Unsure of whether to trust their technical readings, pilots of Air France Flight 447 likely didn’t know how to react to malfunctions in midair and that crucial delay may have caused the flight’s crash in the Atlantic Ocean on June 1, 2009, killing all 228 people on board, according to the results of a massive French investigation into the incident.
France’s Bureau of Investigation and Analysis spent more than two years searching for wreckage and data recorders in the aftermath of the horrific crash of the Airbus 330, en route to France from Brazil.
Released Thursday, the latest report essentially claims that as the plane’s speed sensors failed and stall warning alarms blared throughout the cockpit, the pilots, for unknown reasons, failed to act. When they finally realized inaction was no longer acceptable, they were unsure of what to do.

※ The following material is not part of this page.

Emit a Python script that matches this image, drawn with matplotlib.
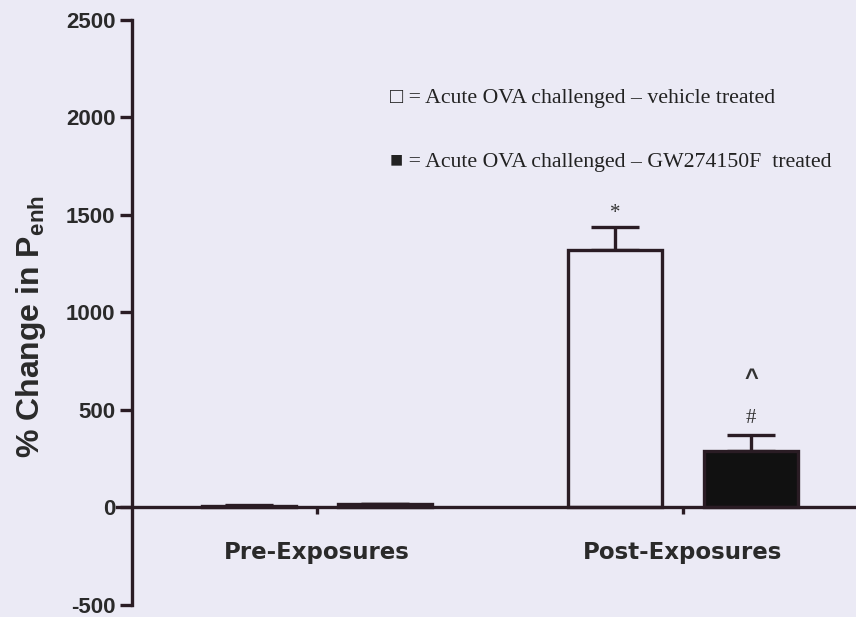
import matplotlib
matplotlib.use("Agg")
import matplotlib.pyplot as plt
import numpy as np

plt.rcParams["mathtext.fontset"] = "custom"
plt.rcParams["mathtext.rm"] = "Liberation Sans:bold"
plt.rcParams["mathtext.bf"] = "Liberation Sans:bold"
plt.rcParams["mathtext.it"] = "Liberation Sans:bold"

# ---- data ----
groups = ["Pre-Exposures", "Post-Exposures"]
vehicle_mean = [5, 1320]
vehicle_err = [5, 115]
gw_mean = [15, 287]
gw_err = [5, 82]
yticks = [-500, 0, 500, 1000, 1500, 2000, 2500]
legend_labels = ["= Acute OVA challenged \u2013 vehicle treated",
                 "= Acute OVA challenged \u2013 GW274150F  treated"]

bg = "#ebeaf5"
ink = "#2a1c24"
txt = "#2a2a2a"

fig = plt.figure(figsize=(8.56, 6.17), dpi=100, facecolor=bg)
# axes: left spine at x=132px, bottom (-500) at y~605px, 2500 at y~19px
ax = fig.add_axes([132/856, (617-605)/617, (856-132)/856, (605-19.5)/617])
ax.set_facecolor(bg)

x = np.arange(len(groups))
w = 0.257
off = 0.186
ax.bar(x - off, vehicle_mean, w, facecolor=bg, edgecolor=ink, linewidth=2.4, zorder=3)
ax.bar(x + off, gw_mean, w, facecolor="#111111", edgecolor=ink, linewidth=2.4, zorder=3)
ax.errorbar(x - off, vehicle_mean, yerr=[np.zeros(len(x)), vehicle_err], fmt="none",
            ecolor=ink, elinewidth=2.4, capsize=17, capthick=2.4, zorder=2)
ax.errorbar(x + off, gw_mean, yerr=[np.zeros(len(x)), gw_err], fmt="none",
            ecolor=ink, elinewidth=2.4, capsize=17, capthick=2.4, zorder=2)

xlo, xhi = -0.505, 1.473
ax.set_xlim(xlo, xhi)
ax.set_ylim(-500, 2500)

for s in ["top", "right"]:
    ax.spines[s].set_visible(False)
ax.spines["left"].set_linewidth(2.4)
ax.spines["left"].set_color(ink)
ax.spines["bottom"].set_position(("data", 0))
ax.spines["bottom"].set_linewidth(2.4)
ax.spines["bottom"].set_color(ink)
ax.spines["bottom"].set_bounds(xlo - 0.04, xhi)
ax.spines["bottom"].set_zorder(4)

ax.set_yticks(yticks)
ax.set_yticklabels([str(v) for v in yticks], fontsize=16, fontweight="bold", color=txt,
                   family="Liberation Sans")
ax.tick_params(axis="y", direction="out", length=9, width=2.4, color=ink, pad=3)
ax.set_xticks(x)
ax.set_xticklabels(groups, fontsize=16.5, fontweight="bold", color=txt, family="DejaVu Sans")
ax.tick_params(axis="x", direction="out", length=5, width=2.4, color=ink, pad=19)

ax.set_ylabel("% Change in P$_{\\mathrm{enh}}$", fontsize=23, fontweight="bold", color=txt,
              family="Liberation Sans", va="center", ha="center")
ax.yaxis.set_label_coords((31 - 132) / 724, (605 - 327) / 585.5)

# significance marks
ax.text(x[1] - off, vehicle_mean[1] + vehicle_err[1] + 70, "*", ha="center", va="center",
        fontsize=15, family="Liberation Serif", color="#333333")
ax.text(x[1] + off, gw_mean[1] + gw_err[1] + 88, "#", ha="center", va="center",
        fontsize=15, family="Liberation Serif", color="#333333")
ax.text(x[1] + off, gw_mean[1] + gw_err[1] + 290, "^", ha="center", va="center",
        fontsize=17, family="Liberation Sans", fontweight="bold", color="#333333")

# legend as text
fig.text(390/856, 1 - 98/617, "\u25a1 " + legend_labels[0], fontsize=15.7,
         family=["Liberation Serif", "DejaVu Sans"], va="center", ha="left", color="#222222")
fig.text(390/856, 1 - 162/617, "\u25a0 " + legend_labels[1], fontsize=15.7,
         family=["Liberation Serif", "DejaVu Sans"], va="center", ha="left", color="#222222")

fig.savefig("out.png", dpi=100, facecolor=bg)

By piecing together data and voice recordings from the ‘black boxes’ salvaged from the crash site, investigators found that the plane took three minutes and 30 seconds to plummet into the ocean, with no warning given to passengers; data shows the oxygen masks were never deployed. The tragedy, they ruled, was likely was a combination of ignored stall warnings and invalid speed sensor readings.
As the computer called out stall warnings, the voice data reveals the pilots didn’t discuss the situation. And when the plane made good on those threats and stalled out at 38,000 feet, the failed speed sensors further muddled the pilots’ decision making.